2. Input: n = 1234 Output: "1.234"
3. Input: n = 123456789 Output: "123.456.789"

## Brute-Force Approach: String Manipulation

### Algorithm:

1. Convert the integer to its string representation.
2. Reverse the string.
3. Insert a period after every third digit.
4. Reverse the string back to the original order.

Here’s the Python code for the brute-force approach:

def thousandSeparator(n):
n_str = str(n)[::-1]
res = []
for i, digit in enumerate(n_str):
if i % 3 == 0 and i != 0:
res.append('.')
res.append(digit)
return ''.join(res)[::-1]

### Time Complexity:

The time complexity is O(d), where d is the number of digits in n.

### Space Complexity:

The space complexity is O(d) as well, due to the extra string that we create for storing the result.
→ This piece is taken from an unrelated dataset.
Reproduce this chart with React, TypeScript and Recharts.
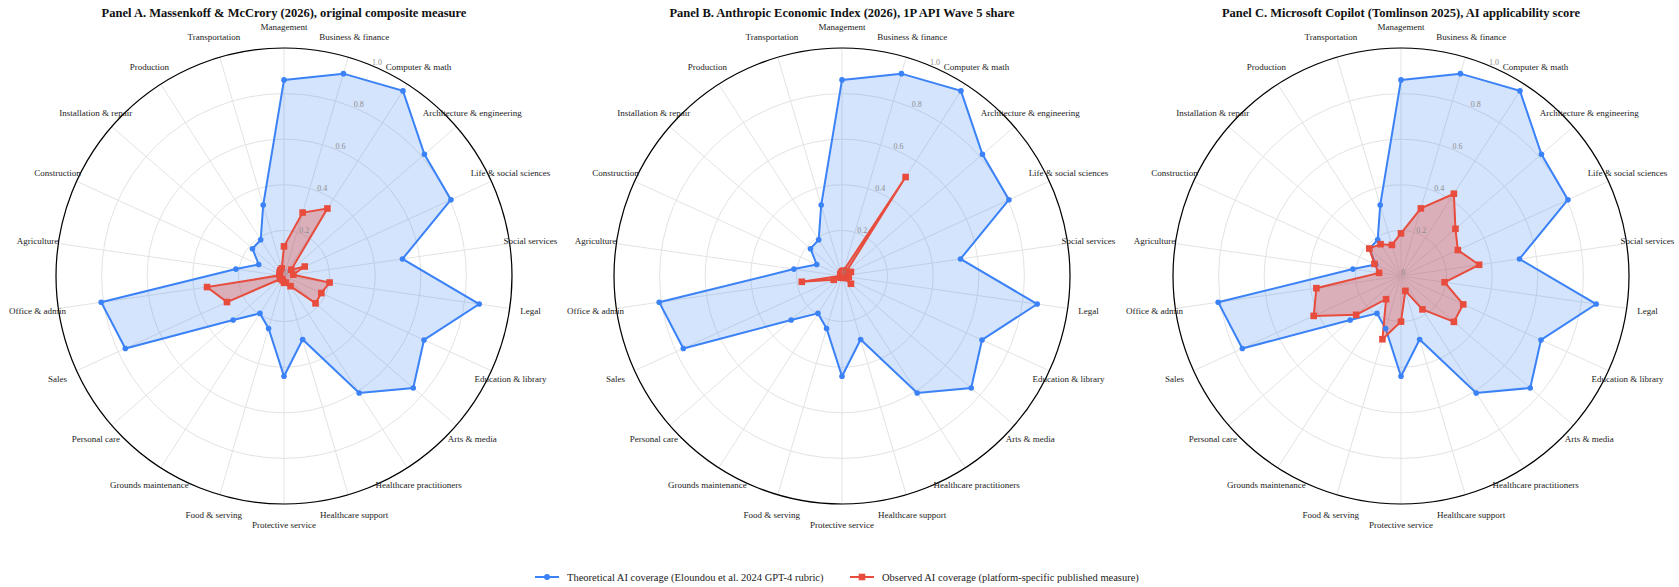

## Optimized Approach: Mathematical Manipulation

### Algorithm:

1. Start with an empty result string and a counter set to zero.
2. While the number is not zero, do the following:
• Take the remainder of the number when divided by 10 and append it to the result string.
• Increment the counter.
• If the counter is 3, append a period to the result string and reset the counter to zero.
• Divide the number by 10.

Here’s the Python code for the optimized approach:

def thousandSeparator(n):
if n == 0:
return "0"

res = []
count = 0
while n:
n, remainder = divmod(n, 10)
res.append(str(remainder))
count += 1
if count == 3 and n:
res.append('.')
count = 0
return ''.join(res[::-1])

### Time Complexity:

The time complexity remains O(d), where d is the number of digits in n.

### Space Complexity:

The space complexity is also O(d) due to the extra space used for the result string.

## Conclusion

The “Thousand Separator” problem serves as an excellent example to illustrate the difference between solving a problem and solving it efficiently. While both the brute-force and optimized methods have the same time and space complexity, the optimized approach is preferable because it doesn’t require reversing the string twice. This can make a noticeable impact in terms of execution speed.